## Records supplied

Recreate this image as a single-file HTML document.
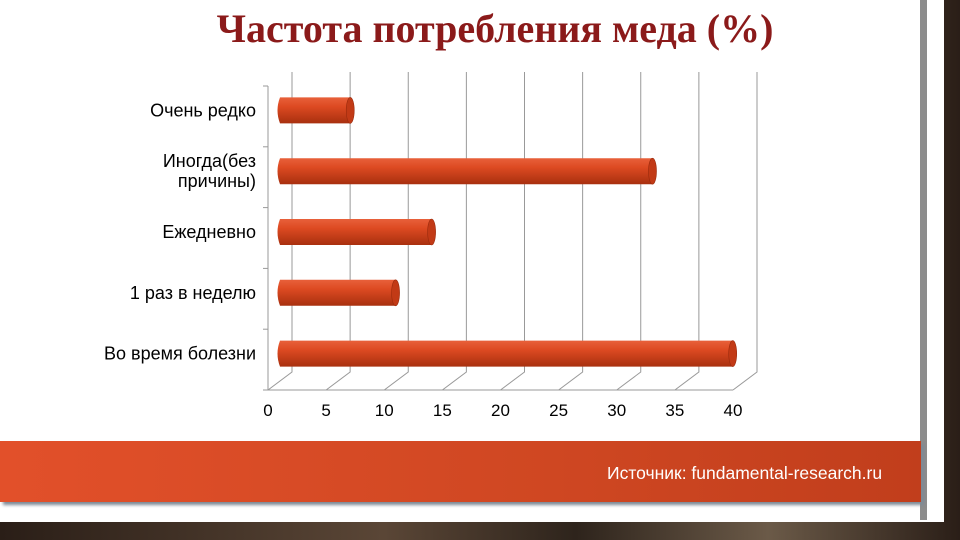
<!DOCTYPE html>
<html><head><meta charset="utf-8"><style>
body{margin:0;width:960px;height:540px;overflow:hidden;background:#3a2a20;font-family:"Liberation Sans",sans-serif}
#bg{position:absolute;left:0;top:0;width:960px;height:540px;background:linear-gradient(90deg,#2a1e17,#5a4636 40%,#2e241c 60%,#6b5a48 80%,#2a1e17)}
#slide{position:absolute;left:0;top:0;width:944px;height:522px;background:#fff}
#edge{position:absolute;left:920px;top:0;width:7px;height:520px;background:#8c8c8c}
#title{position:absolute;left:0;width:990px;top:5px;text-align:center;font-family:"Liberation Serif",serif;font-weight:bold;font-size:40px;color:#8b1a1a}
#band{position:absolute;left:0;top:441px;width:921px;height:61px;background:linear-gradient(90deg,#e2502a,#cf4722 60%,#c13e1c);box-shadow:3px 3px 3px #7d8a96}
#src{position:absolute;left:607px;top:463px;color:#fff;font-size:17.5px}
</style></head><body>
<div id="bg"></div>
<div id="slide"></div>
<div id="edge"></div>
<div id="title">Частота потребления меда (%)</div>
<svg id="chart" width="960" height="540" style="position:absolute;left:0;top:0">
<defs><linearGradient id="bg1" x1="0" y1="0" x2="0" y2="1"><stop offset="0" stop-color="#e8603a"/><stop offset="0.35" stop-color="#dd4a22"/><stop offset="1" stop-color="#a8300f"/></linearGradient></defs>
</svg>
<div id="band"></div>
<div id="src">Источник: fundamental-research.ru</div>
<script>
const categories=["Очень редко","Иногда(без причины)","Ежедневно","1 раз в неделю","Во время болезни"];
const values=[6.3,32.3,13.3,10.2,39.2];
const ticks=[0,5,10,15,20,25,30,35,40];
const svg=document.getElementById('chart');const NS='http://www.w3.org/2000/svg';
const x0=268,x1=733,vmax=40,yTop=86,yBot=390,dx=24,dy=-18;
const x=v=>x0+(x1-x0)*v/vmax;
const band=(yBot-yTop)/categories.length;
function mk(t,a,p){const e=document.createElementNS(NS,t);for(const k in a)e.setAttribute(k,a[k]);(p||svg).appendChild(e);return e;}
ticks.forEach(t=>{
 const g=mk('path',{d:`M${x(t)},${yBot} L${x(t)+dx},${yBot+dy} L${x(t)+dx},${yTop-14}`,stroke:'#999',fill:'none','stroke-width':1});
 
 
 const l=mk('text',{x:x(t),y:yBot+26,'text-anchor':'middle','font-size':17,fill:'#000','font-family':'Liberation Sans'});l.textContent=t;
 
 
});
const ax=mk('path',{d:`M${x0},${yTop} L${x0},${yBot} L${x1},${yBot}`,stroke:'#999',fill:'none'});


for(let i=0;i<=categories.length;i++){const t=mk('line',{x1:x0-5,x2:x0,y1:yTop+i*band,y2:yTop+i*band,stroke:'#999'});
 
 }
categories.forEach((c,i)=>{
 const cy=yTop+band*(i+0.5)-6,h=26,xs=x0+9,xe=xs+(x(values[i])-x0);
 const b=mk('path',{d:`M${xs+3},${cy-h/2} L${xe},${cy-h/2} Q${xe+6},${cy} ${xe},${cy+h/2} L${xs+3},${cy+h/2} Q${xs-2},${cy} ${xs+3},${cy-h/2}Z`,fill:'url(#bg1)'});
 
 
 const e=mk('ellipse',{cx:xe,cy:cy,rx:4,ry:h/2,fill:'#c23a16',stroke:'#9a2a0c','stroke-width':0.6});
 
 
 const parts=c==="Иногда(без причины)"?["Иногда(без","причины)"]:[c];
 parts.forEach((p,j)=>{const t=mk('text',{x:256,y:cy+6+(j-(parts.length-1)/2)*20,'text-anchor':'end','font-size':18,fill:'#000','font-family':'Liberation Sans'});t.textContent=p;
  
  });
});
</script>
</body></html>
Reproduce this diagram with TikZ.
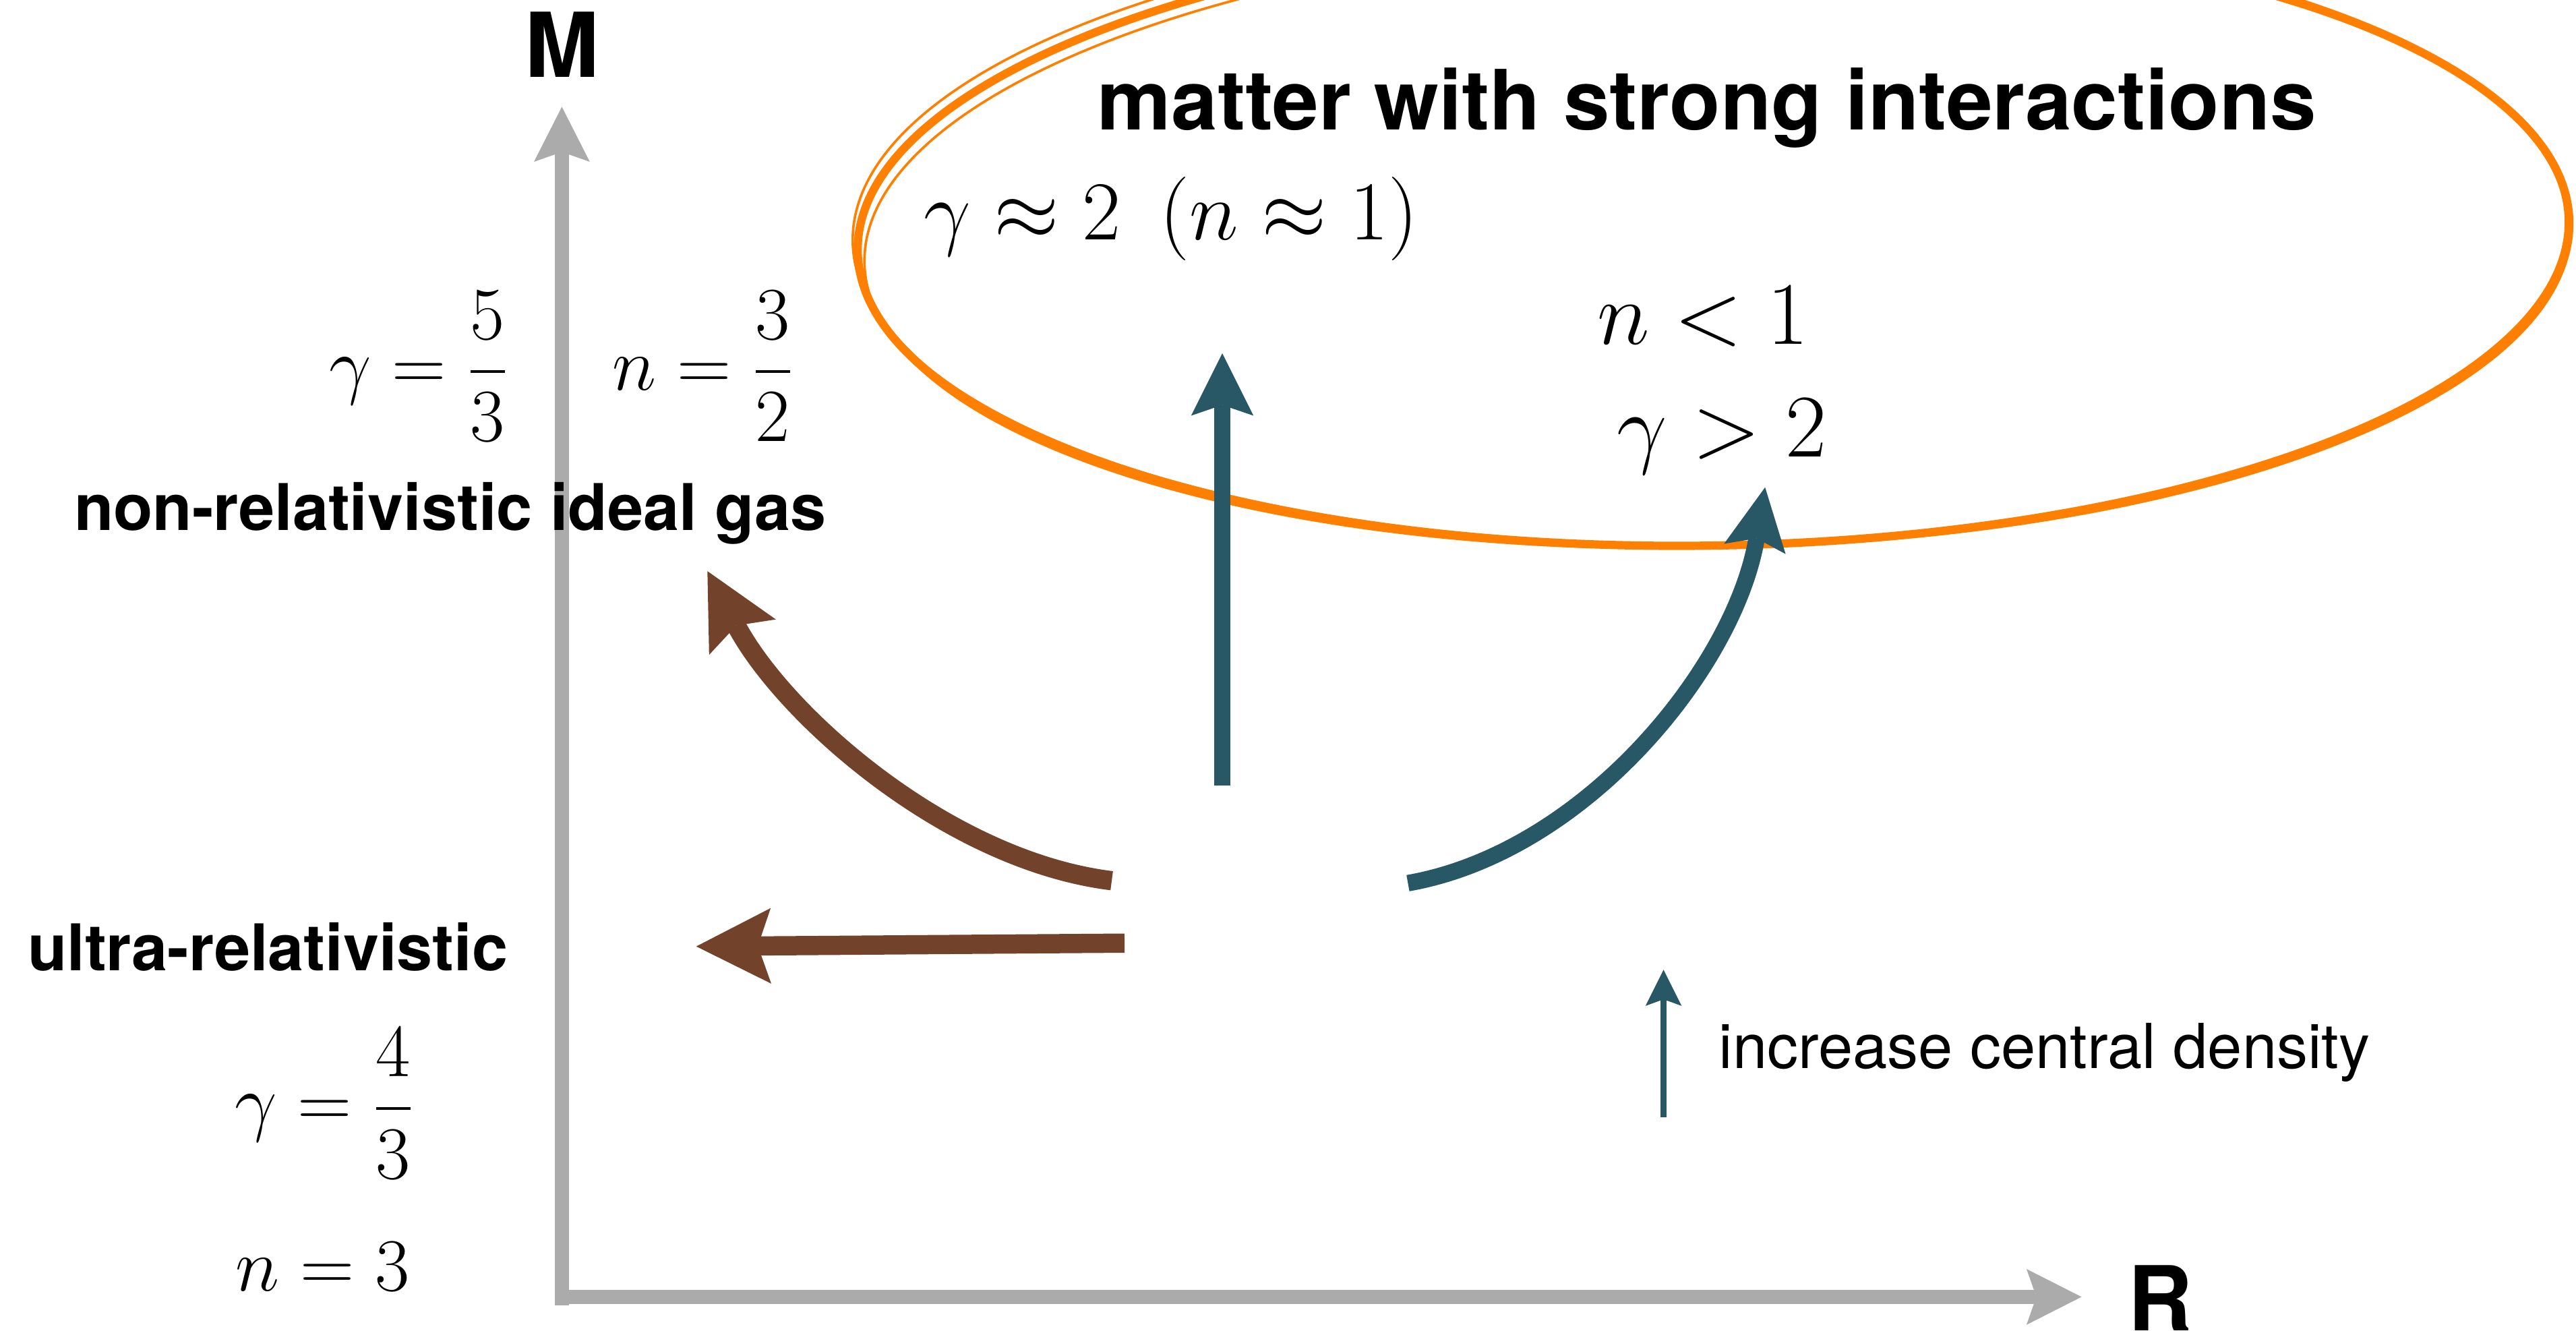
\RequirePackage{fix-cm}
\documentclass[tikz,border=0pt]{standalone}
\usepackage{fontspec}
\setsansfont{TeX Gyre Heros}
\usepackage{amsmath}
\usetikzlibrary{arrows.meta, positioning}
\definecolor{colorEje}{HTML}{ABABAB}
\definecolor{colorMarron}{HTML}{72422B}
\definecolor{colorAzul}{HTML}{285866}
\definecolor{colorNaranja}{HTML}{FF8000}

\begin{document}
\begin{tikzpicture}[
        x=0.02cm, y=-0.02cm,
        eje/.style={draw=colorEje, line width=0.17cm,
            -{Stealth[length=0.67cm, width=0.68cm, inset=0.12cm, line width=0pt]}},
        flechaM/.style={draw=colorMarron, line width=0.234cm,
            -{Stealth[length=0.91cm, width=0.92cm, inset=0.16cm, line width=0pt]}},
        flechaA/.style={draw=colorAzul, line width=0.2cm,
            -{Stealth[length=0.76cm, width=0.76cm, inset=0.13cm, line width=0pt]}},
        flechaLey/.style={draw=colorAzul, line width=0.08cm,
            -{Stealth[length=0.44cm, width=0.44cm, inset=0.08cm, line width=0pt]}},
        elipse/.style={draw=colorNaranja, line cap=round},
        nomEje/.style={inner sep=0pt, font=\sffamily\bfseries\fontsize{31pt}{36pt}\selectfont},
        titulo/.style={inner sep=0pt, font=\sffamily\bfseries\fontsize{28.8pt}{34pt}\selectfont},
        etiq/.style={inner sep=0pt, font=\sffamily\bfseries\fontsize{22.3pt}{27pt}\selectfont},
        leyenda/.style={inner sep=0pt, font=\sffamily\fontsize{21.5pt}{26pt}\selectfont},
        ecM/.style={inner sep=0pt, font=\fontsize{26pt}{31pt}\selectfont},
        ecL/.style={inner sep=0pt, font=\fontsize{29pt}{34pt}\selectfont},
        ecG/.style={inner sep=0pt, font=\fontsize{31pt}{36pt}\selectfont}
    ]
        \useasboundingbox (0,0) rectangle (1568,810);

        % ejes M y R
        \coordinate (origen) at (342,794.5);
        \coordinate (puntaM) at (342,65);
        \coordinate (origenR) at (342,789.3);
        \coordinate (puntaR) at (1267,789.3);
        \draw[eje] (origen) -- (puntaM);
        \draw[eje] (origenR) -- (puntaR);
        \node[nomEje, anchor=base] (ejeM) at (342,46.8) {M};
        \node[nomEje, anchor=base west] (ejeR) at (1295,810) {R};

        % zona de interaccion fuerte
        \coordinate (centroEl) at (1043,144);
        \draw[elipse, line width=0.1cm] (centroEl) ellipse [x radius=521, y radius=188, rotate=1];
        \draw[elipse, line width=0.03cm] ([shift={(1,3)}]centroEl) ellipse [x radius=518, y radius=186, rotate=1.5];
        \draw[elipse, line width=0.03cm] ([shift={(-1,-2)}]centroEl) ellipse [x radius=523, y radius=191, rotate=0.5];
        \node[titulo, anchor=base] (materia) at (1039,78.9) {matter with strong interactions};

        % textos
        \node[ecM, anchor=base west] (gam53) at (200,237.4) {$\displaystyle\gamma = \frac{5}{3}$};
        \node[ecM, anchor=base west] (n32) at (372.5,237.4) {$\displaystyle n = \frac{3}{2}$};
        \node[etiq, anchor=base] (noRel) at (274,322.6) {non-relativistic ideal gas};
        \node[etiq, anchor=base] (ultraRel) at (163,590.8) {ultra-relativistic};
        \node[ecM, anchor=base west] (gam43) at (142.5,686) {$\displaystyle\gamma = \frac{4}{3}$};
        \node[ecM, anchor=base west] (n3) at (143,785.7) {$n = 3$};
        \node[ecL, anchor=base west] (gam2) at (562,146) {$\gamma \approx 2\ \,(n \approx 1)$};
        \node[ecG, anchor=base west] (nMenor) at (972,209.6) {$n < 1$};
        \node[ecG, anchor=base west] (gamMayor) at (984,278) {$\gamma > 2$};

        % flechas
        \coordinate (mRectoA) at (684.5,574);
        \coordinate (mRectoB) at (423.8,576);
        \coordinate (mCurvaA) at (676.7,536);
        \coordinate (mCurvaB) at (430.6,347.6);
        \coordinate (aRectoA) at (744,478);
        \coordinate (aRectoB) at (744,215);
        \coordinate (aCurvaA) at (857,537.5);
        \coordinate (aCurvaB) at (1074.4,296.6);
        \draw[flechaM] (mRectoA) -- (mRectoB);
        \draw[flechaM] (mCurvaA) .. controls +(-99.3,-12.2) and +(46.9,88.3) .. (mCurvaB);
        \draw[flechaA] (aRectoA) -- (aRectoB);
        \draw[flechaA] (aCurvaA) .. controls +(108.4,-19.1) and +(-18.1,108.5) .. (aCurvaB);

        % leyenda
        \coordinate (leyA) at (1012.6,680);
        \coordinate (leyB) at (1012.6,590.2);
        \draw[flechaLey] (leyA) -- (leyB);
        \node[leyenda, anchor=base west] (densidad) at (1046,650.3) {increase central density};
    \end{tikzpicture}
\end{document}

## Task objective
Show every line above in which the word "this" occurs.

## Worked answer
Recreate this image as a single-file HTML document.
Reproduce this diagram with TikZ.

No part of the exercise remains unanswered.